SELECT COUNT(*) FROM v1.couchdb;
SELECT doc->>'type', COUNT(*) FROM v1.couchdb GROUP BY 1;

So business data appears intact in analytics.


:brain: Suspected Root Cause

  • Improper shutdown during write

  • Possible memory/disk pressure

  • Corruption of B-tree offsets inside .couch shard file

  • Leading to read_beyond_eof errors


:counterclockwise_arrows_button: Proposed Recovery Plan

Since shard repair does not appear possible:

  1. Reset CouchDB with a clean data directory

  2. Recreate the medic database

  3. Export all documents from v1.couchdb

  4. Reinsert documents using _bulk_docs

  5. Reinstall CHT system documents

  6. Allow views to rebuild


:red_question_mark: Questions

  1. Is there any supported way to repair a corrupted shard in CouchDB 3.5.0?

  2. Is rebuilding from analytics (v1.couchdb) considered safe in CHT disaster recovery?

  3. Are there recommended hardening steps to prevent shard corruption in Docker deployments?

  4. Should we upgrade CouchDB before re-importing data?


Our objective is to restore system functionality safely, avoid silent data loss, and follow recommended CHT best practices.

Any guidance would be greatly appreciated.

Thank you.
Arjun

1 Like

Hi @sablearjun-ola - welcome to the forum!

I’m sorry to hear you’re having issues with your CHT instance. Can you clarify what version 5.0.0-custom-20260119 is? Is it a custom built version of the CHT and if yes, can you try running the official 5.0.1 release of CHT?

However, I’m not sure the version really matters here - from what you’ve described, I think you’re looking at data loss : (

To answer your questions:

Is there any supported way to repair a corrupted shard in CouchDB 3.5.0?

If a shard is corrupt and reporting read_beyond_eof errors, the supported way is to restore from backup.

Is rebuilding from analytics (v1.couchdb) considered safe in CHT disaster recovery?

Data in PostgreSQL populated from either couch2pg or CHT Sync can continue to be used when the upstream CHT instance is offline due to data corruption. However, you can not rebuild the data in PostgreSQL without restoring the CHT instance.

Additionally, the data in PostgreSQL is involves aggregating and consolidating. As such, there is intentionally data loss and CouchDB data can not be recreated from couch2pg or CHT Sync data in PostgreSQL.

Are there recommended hardening steps to prevent shard corruption in Docker deployments?

Being sure to run production CHT instances in a data center or cloud provider is likely the best way. These have high availability hardware with multiple levels of redundant power supply to avoid hard shutdowns of VMs or bare-metal.
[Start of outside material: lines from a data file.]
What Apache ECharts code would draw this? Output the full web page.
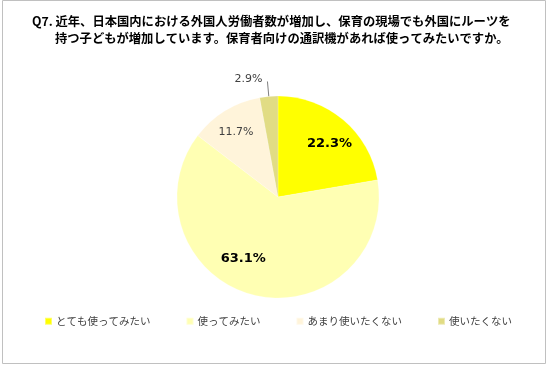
<!DOCTYPE html>
<html><head><meta charset="utf-8">
<script src="https://cdn.jsdelivr.net/npm/echarts@6/dist/echarts.min.js"></script>
<style>html,body{margin:0;padding:0;background:#fff}#c{width:549px;height:366px}</style>
</head><body><div id="c"></div>
<script>
const titleLine1 = 'Q7. 近年、日本国内における外国人労働者数が増加し、保育の現場でも外国にルーツを';
const titleLine2 = '持つ子どもが増加しています。保育者向けの通訳機があれば使ってみたいですか。';
const categories = ['とても使ってみたい', '使ってみたい', 'あまり使いたくない', '使いたくない'];
const values = [22.3, 63.1, 11.7, 2.9];
const colors = ['#FFFF00', '#FFFFB3', '#FFF4DA', '#E1DC84'];

const labelNudge = [[17, -12], [-22, 10], [-14, -19], [0, -2]];
const bigLabel = {show: true, position: 'inside', fontFamily: 'DejaVu Sans', fontWeight: 'bold', fontSize: 13, color: '#000'};
const labelStyles = [
  bigLabel,
  bigLabel,
  {show: true, position: 'inside', fontFamily: 'DejaVu Sans', fontSize: 11, color: '#404040'},
  {show: true, position: 'outside', fontFamily: 'DejaVu Sans', fontSize: 11, color: '#404040'}
];

const chart = echarts.init(document.getElementById('c'), null, {renderer: 'canvas'});
chart.setOption({
  animation: false,
  backgroundColor: '#fff',
  title: [
    {text: titleLine1, left: 32, top: 15, padding: 0,
     textStyle: {fontFamily: 'Noto Sans CJK JP', fontWeight: 'bold', fontSize: 12.3, color: '#000'}},
    {text: titleLine2, left: 55, top: 32, padding: 0,
     textStyle: {fontFamily: 'Noto Sans CJK JP', fontWeight: 'bold', fontSize: 12.3, color: '#000'}}
  ],
  graphic: [{type: 'rect', shape: {x: 2.5, y: 0.5, width: 543, height: 363}, style: {fill: 'none', stroke: '#c0c0c0', lineWidth: 1}, silent: true}],
  legend: {
    left: 44, top: 316, padding: 0, itemWidth: 7, itemHeight: 7, itemGap: 35, icon: 'rect',
    textStyle: {fontFamily: 'Noto Sans CJK JP', fontSize: 10.5, color: '#404040', padding: [0, 0, 0, -1]},
    data: categories
  },
  series: [{
    type: 'pie',
    center: [278, 197],
    radius: 101,
    startAngle: 90,
    clockwise: true,
    avoidLabelOverlap: false,
    itemStyle: {borderColor: 'rgba(255,255,255,0.4)', borderWidth: 0.5},
    label: {formatter: p => p.value.toFixed(1) + '%'},
    labelLine: {show: true, length: 15, length2: 0, lineStyle: {color: '#7f7f7f', width: 1}},
    labelLayout: function (p) {
      const n = labelNudge[p.dataIndex];
      return {dx: n[0], dy: n[1]};
    },
    emphasis: {disabled: true},
    data: categories.map((c, i) => ({
      name: c, value: values[i],
      itemStyle: {color: colors[i]},
      label: labelStyles[i],
      labelLine: {show: i === 3}
    }))
  }]
});
</script></body></html>
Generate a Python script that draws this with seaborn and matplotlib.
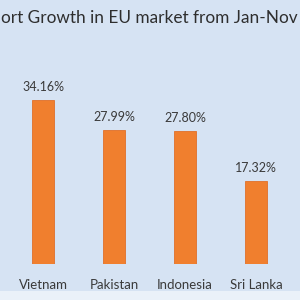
import matplotlib
matplotlib.use("Agg")
import matplotlib.pyplot as plt
import seaborn as sns
import pandas as pd
from matplotlib.patches import Rectangle

countries = ["Vietnam", "Pakistan", "Indonesia", "Sri Lanka"]
growth = [34.16, 27.99, 27.80, 17.32]
title = "ort Growth in EU market from Jan-Nov"

df = pd.DataFrame({"country": countries, "growth": growth})

sns.set_theme(style="white")
plt.rcParams["font.family"] = ["Lato", "DejaVu Sans"]

bg = "#d6e3f3"
fig = plt.figure(figsize=(3, 3), dpi=100, facecolor=bg)
fig.patches.append(Rectangle((0, 0), 1, 9 / 300, transform=fig.transFigure,
                             facecolor="#eaf1f9", edgecolor="none", zorder=0))

ax = fig.add_axes([0, 36 / 300, 1, 264 / 300])
ax.set_facecolor("none")
sns.barplot(data=df, x="country", y="growth", color="#f07f2e", width=0.31,
            saturation=1, ax=ax, edgecolor="#e0702a", linewidth=0.6)

ax.set_ylim(0, 55)
ax.set_xlim(-43 / 71, 257 / 71)
for i, v in enumerate(growth):
    ax.text(i, v + 1.4, f"{v:.2f}%", ha="center", va="bottom",
            fontsize=9, color="#3a3a3a")

ax.set_xlabel("")
ax.set_ylabel("")
ax.set_yticks([])
ax.tick_params(axis="x", length=0, pad=11, labelsize=9.5, labelcolor="#3a3a3a")
for s in ax.spines.values():
    s.set_visible(False)

t = fig.text(1 / 300, 1 - 18 / 300, title, ha="left", va="center",
             fontsize=12, color="#2e2e2e")
fig.canvas.draw()
w = t.get_window_extent().width
t.set_fontsize(12 * 295 / w)

fig.savefig("out.png", dpi=100, facecolor=bg)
For more budget constrained instances, running on a dedicated server, only used for production services with a UPS can help.

Should we upgrade CouchDB before re-importing data?

If you have a valid backup of the corrupt shard that you’re trying to restore, do not change the version of CouchDB.

cc @diana @binod - we had a private chat about this topic. Adding you in case I missed anything or made any mistakes!

Hi @sablearjun-ola

I’m sorry you’re dealing with CouchDb corruption, and especially at main database shard level.

@mrjones is correct in every aspect, but I can chime in with some targeted answers.

In terms of this question:

The answer is you should never do that, you should always run the version of CouchDb that comes bundled with the CHT version you are running. Changing this version, or even settings of CouchDb, can create all sorts of elusive and often surprising side-effects that are hard to track down.